"Once upon a time there was a robot who wanted to die..."

The label "fiction" is a strange thing because it doesn't really mean anything--when you pick up a work of fiction it could be just about anything. This oversimplifies things a lot, but one way to map fiction would be along an axis stretching from one extreme of highly realistic, representational works to another extreme that shuns the documentary impulse.

There are all sorts of problems with that model, but it can be useful--just ask yourself, what makes fiction seem like non-fiction and what makes fiction seem false--not necessarily lacking in truth but rather "created" or "written" or "literary." One way to think of this might be as a spectrum ranging from "What is known" to "What is imagined." Hopefully you understand I'm not saying "Fictive" fiction doesn't convey truth...

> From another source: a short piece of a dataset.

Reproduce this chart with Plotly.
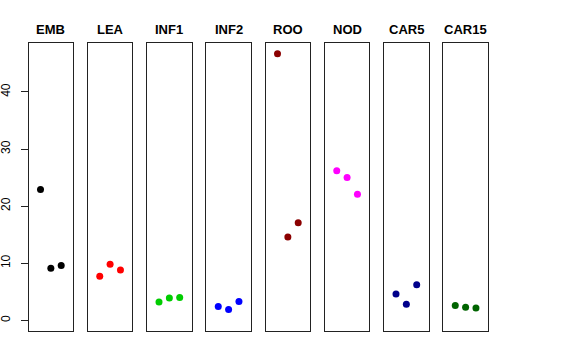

Genre loyalists might disagree with this statement--again put forth as an oversimplification--but science fiction is an interesting genre because it falls fairly distinctly into those two camps: hard science fiction engages Science (and speculative science) to create a setting and a plot that feel real; the other stuff gets more... uh... speculative... imaginative.

That said...

I just picked up a reissue of Walter Tevis' Mockingbird. I knew Walter Tevis wrote novels that became films (The Man Who Fell to Earth, The Hustler, The Color of Money). I didn't know he was an English professor.

Mockingbird takes place generations into a future in which robots (the fleshy kind; think Blade Runner) run everything, humans are illiterate and drugged up on mood leveling drugs, privacy is mandated by law, and human birth rates have been dropping so the death of the species is imminent. Citizens are shuttled about by Thought Buses--vehicles controlled by telepathic robot brains--and live in fear of the shadowy Detectors-- telepathic robot enforcers who threaten reeducation or time in a gulag.

Three characters share alternating chapters: Spofforth, Bentley, and Mary Lou (although Mary Lou does seem to get short shrift).

Spofforth, the last of the Make Nines (the most sophisticated, intelligent robots ever built), has lived for generations, and is burdened with stewardship of humanity. What he really desires is to die. The novel opens with his attempted suicide. He brings Bentley, a teacher who has taught himself to read from a children's primer, to New York where he can pursue his studies in deciphering the titles on silent films. Bentley meets Mary Lou at a zoo populated by robotic animals, visited by robotic children, and patrolled by robotic guards. They fall in love.

Jonathan Lethem (a fantastic novelist in his own right) introduces this novel with the statement "Walter Tevis is a maker of fables, and Mockingbird is one of his finest..." This is the great pleasure of this book. Lethem accurately points out the echo of earlier works--like Brave New World and 1984--but Mockingbird doesn't have the same political or social pointedness of those books. It feels more personal than that to me. It is a story about totalitarianism, about illiteracy, about social responsibility and the need for interaction, but more importantly it is the a story of one man's self-discovery.

Not perfect by any means, Mockingbird is less science fiction than it is melancholy futuristic fable. And like most fables, the story doesn't feel real--it is heightened, intentional. Fables aren't about depicting the world realistically and finding the message; they are about painting a message, making a statement. And the best ones makes that painting feel real enough to speak to their audiences. Fables are clearly fiction but find their power in pointing to truth. Tevis paints a picture of a sad and lonely world, but the book's final vision is one of recognition that there is a cure for those conditions. Even in its grimness there is finally hopefulness and liberation.